Objective: Write again exactly the lines in the listing below, starting at the line with "Write a Python" and ending at the line with "100, 120, 144]", both included. Pictures are not copied.

Records to process:
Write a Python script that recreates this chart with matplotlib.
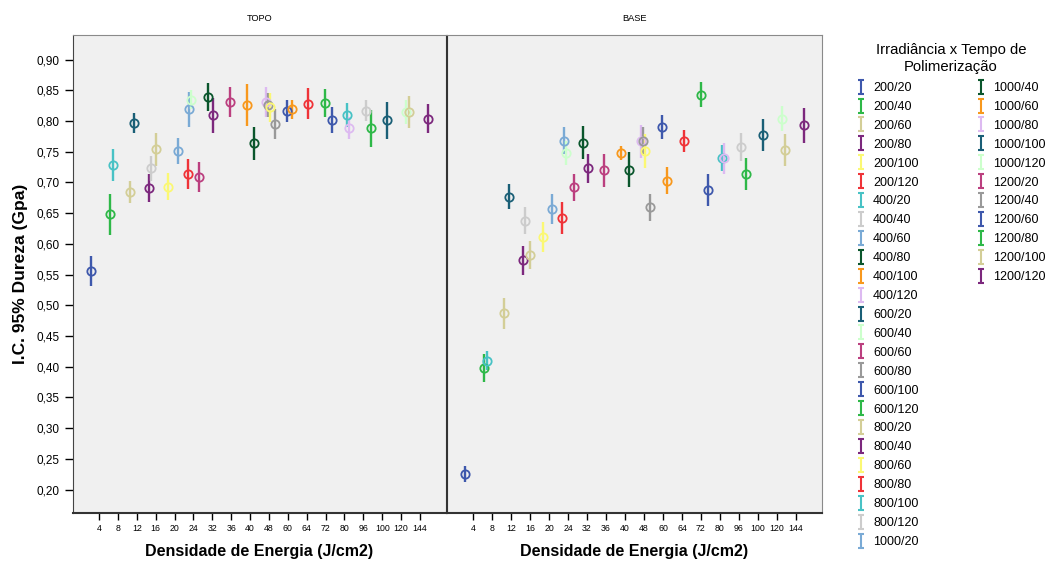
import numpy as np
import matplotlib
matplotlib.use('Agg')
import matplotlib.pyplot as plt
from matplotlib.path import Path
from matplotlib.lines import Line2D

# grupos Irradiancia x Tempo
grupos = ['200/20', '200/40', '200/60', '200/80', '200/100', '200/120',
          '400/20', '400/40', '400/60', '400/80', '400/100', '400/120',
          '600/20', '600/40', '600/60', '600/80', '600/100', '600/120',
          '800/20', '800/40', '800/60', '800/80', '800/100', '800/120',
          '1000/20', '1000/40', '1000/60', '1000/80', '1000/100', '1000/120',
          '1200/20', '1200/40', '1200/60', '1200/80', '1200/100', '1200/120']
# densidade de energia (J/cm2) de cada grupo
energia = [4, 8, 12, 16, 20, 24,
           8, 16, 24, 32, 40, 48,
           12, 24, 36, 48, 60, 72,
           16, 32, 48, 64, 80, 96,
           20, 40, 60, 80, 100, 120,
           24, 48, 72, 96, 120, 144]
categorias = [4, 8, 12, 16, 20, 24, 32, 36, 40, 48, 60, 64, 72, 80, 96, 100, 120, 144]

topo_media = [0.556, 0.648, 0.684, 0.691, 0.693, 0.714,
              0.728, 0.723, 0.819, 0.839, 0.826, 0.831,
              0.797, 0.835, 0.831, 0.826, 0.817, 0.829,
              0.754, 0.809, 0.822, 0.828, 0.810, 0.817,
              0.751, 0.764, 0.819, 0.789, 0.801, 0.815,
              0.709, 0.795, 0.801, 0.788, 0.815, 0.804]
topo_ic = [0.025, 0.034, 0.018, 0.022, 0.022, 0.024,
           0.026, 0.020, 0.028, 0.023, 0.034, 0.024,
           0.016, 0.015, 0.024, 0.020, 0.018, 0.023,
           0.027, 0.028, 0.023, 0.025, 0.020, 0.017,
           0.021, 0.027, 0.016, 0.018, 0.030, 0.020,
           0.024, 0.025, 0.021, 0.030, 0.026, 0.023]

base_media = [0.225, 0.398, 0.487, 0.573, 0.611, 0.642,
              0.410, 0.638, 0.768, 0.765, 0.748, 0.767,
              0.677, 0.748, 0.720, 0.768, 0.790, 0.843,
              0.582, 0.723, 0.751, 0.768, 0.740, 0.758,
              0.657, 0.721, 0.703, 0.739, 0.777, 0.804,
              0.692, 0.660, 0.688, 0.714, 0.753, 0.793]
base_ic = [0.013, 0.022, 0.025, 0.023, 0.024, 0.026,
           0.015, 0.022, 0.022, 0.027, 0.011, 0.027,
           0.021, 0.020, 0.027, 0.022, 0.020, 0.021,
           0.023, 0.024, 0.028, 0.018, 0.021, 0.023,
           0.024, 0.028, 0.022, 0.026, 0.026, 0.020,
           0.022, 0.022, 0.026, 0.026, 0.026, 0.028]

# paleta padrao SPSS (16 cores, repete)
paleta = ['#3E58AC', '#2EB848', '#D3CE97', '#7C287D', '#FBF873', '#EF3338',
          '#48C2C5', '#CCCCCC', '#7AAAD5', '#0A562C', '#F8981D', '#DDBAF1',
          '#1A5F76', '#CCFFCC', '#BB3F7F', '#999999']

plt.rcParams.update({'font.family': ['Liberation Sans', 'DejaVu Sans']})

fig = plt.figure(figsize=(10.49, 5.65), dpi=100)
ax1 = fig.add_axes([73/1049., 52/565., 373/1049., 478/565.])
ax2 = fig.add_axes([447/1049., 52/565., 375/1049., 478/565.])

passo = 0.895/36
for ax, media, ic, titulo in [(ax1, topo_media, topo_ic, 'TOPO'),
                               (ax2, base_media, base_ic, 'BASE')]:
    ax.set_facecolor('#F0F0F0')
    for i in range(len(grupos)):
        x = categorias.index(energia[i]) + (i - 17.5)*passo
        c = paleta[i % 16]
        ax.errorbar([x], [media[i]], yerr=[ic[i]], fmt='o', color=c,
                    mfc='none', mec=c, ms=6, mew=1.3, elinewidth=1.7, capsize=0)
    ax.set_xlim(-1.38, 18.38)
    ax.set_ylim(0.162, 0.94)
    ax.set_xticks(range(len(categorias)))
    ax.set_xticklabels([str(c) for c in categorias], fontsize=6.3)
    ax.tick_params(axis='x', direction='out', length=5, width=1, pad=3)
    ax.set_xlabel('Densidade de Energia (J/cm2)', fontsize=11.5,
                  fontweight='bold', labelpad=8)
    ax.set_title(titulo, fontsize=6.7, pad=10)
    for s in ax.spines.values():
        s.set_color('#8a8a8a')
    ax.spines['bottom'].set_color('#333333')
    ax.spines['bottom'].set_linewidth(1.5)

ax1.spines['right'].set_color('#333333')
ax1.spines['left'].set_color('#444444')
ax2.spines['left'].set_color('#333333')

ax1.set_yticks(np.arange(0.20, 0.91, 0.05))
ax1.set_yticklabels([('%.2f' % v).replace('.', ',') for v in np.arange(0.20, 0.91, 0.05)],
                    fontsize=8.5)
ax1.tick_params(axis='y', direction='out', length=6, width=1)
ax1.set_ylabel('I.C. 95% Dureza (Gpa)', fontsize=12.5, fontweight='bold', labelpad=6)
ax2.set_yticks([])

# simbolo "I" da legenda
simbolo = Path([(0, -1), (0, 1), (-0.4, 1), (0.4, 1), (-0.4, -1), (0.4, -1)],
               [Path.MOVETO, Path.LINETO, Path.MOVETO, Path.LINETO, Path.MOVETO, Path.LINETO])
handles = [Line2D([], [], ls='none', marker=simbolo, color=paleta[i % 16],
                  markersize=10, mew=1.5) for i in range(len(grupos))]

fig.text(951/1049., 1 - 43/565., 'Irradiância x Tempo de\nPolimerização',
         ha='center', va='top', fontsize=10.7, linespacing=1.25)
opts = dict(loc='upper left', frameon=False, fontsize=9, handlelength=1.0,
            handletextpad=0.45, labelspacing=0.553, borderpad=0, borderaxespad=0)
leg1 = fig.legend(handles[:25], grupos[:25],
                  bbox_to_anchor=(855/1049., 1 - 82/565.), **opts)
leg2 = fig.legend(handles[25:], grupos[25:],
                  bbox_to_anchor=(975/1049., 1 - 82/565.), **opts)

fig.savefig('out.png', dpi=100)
---
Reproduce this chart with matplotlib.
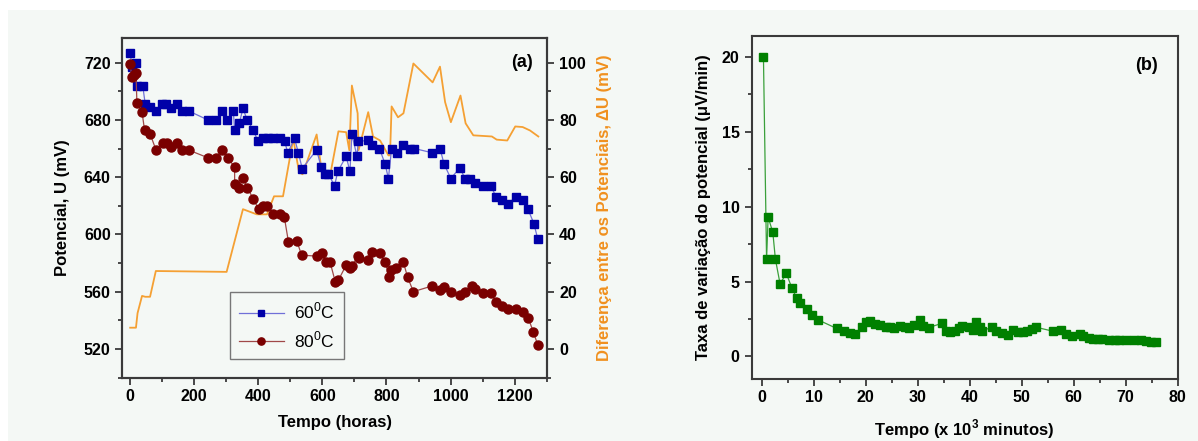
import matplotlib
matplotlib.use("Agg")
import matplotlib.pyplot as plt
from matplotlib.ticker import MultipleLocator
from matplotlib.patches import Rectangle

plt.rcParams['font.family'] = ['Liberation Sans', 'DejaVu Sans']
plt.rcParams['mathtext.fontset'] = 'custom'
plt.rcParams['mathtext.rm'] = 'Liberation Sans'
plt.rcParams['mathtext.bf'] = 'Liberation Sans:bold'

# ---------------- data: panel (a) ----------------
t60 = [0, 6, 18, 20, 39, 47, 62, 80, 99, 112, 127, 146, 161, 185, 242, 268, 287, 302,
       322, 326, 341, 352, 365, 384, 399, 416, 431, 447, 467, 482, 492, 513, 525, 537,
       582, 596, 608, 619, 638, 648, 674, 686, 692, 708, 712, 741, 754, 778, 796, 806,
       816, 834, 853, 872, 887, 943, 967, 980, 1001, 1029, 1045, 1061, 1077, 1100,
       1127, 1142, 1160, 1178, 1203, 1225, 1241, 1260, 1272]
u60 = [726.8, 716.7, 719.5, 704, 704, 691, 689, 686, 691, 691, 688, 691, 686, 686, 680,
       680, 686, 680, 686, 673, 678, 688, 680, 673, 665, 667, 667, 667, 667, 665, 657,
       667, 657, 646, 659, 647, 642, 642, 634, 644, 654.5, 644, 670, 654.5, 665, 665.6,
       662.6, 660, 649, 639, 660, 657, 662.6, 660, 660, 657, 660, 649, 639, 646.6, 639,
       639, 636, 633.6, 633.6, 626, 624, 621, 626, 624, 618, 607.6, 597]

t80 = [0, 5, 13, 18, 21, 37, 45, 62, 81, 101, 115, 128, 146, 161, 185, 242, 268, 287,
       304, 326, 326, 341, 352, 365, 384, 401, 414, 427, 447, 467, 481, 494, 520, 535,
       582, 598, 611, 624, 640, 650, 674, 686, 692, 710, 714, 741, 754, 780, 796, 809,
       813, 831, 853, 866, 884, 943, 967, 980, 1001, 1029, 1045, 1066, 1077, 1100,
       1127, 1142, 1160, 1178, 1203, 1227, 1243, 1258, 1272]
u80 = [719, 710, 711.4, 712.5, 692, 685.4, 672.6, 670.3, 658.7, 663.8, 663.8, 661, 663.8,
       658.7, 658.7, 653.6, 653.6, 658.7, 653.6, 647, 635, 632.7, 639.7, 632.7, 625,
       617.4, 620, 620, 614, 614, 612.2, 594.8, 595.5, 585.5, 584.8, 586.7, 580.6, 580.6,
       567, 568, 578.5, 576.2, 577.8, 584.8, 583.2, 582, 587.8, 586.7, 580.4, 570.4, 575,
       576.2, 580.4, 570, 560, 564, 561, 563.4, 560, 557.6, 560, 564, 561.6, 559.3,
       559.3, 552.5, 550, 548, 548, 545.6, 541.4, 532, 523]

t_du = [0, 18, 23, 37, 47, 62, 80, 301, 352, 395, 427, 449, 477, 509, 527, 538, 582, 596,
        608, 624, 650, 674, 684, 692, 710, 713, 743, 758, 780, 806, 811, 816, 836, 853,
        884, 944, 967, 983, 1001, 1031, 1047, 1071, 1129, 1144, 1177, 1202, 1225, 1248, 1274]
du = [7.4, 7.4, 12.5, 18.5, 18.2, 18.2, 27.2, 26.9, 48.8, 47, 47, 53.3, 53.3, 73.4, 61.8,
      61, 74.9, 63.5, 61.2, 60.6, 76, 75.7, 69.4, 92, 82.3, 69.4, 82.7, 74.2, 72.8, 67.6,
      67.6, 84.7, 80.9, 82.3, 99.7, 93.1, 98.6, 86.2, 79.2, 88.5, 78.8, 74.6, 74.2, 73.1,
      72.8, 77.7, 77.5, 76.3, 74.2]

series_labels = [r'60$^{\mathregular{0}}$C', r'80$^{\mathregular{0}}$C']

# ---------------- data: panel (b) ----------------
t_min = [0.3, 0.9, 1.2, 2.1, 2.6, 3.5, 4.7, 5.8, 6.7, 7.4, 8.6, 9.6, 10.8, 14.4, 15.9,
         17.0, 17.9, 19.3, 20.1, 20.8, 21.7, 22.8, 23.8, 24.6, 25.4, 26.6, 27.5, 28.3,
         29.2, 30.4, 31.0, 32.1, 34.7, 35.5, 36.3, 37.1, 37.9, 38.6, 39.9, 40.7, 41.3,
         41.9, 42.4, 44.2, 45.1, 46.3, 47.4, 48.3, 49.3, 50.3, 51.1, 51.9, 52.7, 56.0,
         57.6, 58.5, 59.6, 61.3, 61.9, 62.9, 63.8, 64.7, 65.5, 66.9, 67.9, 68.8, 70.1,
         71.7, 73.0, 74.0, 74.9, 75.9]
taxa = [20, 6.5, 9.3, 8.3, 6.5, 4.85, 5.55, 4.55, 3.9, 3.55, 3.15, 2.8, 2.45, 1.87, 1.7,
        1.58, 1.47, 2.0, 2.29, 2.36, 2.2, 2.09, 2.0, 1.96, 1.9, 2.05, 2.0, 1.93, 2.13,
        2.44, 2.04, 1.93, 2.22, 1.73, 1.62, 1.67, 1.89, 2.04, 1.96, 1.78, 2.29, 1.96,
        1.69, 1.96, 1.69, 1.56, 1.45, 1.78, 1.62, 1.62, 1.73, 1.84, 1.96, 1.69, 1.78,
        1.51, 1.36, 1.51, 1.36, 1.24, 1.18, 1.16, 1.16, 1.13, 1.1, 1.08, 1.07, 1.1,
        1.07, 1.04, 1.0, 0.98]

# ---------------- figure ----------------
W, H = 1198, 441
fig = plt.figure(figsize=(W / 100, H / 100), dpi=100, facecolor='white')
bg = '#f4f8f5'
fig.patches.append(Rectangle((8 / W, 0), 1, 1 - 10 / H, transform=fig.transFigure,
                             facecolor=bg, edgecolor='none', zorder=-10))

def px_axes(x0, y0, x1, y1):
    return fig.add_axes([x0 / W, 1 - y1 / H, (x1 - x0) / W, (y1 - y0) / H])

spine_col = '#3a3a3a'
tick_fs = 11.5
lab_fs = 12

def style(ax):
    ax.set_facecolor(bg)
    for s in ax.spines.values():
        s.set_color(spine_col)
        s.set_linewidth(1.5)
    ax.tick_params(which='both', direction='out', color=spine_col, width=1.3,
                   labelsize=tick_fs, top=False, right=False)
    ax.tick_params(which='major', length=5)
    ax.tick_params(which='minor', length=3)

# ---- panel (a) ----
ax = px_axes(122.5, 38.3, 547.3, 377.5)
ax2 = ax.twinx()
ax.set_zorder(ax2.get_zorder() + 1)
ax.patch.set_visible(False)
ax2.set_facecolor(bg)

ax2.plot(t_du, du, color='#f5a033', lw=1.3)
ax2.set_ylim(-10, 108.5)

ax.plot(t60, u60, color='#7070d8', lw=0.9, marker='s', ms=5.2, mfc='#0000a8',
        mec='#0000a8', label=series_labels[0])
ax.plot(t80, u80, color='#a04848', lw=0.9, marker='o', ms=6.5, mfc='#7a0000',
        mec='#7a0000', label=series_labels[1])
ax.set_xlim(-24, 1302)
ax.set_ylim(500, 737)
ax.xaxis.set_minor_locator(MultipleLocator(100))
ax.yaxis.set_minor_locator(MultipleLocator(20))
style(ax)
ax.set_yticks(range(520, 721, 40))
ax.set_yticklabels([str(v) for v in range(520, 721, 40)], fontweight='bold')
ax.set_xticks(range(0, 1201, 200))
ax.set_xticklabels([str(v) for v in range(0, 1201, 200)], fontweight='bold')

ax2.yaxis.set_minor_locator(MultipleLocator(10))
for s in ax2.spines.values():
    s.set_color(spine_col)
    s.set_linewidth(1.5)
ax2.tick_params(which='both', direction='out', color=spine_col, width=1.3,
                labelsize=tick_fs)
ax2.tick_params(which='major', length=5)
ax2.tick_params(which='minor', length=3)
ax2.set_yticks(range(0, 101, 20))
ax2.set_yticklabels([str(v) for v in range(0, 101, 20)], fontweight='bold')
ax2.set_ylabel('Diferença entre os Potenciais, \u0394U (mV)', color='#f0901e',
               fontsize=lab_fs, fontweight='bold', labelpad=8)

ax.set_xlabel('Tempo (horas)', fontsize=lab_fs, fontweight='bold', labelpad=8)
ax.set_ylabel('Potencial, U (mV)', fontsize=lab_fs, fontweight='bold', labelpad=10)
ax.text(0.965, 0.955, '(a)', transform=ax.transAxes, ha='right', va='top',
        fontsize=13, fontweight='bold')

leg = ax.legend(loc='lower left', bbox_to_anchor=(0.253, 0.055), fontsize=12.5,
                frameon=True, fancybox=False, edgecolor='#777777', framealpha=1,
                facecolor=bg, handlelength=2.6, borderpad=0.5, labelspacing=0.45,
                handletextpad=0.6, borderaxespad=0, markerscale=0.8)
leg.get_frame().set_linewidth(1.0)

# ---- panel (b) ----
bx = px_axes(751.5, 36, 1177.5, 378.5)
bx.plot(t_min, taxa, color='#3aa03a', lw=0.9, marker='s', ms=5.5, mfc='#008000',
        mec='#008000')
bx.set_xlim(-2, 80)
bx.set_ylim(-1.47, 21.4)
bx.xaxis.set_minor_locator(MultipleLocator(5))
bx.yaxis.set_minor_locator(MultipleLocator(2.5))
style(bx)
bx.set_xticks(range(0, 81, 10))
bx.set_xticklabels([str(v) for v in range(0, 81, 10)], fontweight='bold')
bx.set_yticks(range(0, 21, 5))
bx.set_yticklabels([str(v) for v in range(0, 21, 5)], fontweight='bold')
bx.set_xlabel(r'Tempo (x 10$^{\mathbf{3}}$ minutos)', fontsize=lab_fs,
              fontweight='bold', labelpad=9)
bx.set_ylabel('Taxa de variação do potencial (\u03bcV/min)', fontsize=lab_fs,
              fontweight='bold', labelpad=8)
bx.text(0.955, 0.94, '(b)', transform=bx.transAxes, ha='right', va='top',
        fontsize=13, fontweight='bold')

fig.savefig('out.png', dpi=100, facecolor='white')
* * *
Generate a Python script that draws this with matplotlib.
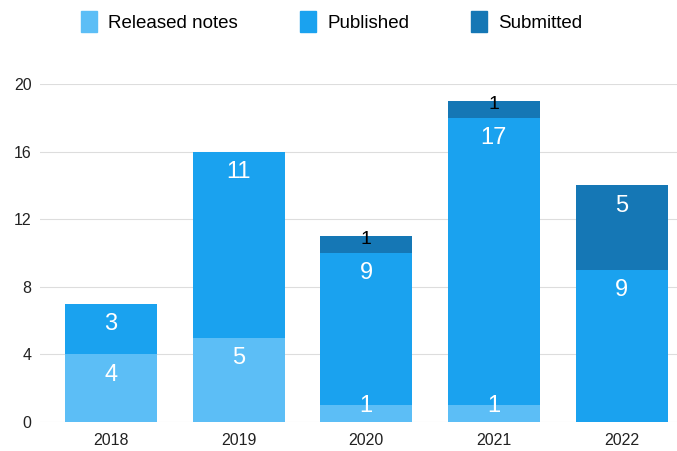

Answer to this problem:
Write a Python script that recreates this chart with matplotlib.
import numpy as np
import matplotlib
matplotlib.use('Agg')
import matplotlib.pyplot as plt
from matplotlib.path import Path
from matplotlib.lines import Line2D

# grupos Irradiancia x Tempo
grupos = ['200/20', '200/40', '200/60', '200/80', '200/100', '200/120',
          '400/20', '400/40', '400/60', '400/80', '400/100', '400/120',
          '600/20', '600/40', '600/60', '600/80', '600/100', '600/120',
          '800/20', '800/40', '800/60', '800/80', '800/100', '800/120',
          '1000/20', '1000/40', '1000/60', '1000/80', '1000/100', '1000/120',
          '1200/20', '1200/40', '1200/60', '1200/80', '1200/100', '1200/120']
# densidade de energia (J/cm2) de cada grupo
energia = [4, 8, 12, 16, 20, 24,
           8, 16, 24, 32, 40, 48,
           12, 24, 36, 48, 60, 72,
           16, 32, 48, 64, 80, 96,
           20, 40, 60, 80, 100, 120,
           24, 48, 72, 96, 120, 144]
categorias = [4, 8, 12, 16, 20, 24, 32, 36, 40, 48, 60, 64, 72, 80, 96, 100, 120, 144]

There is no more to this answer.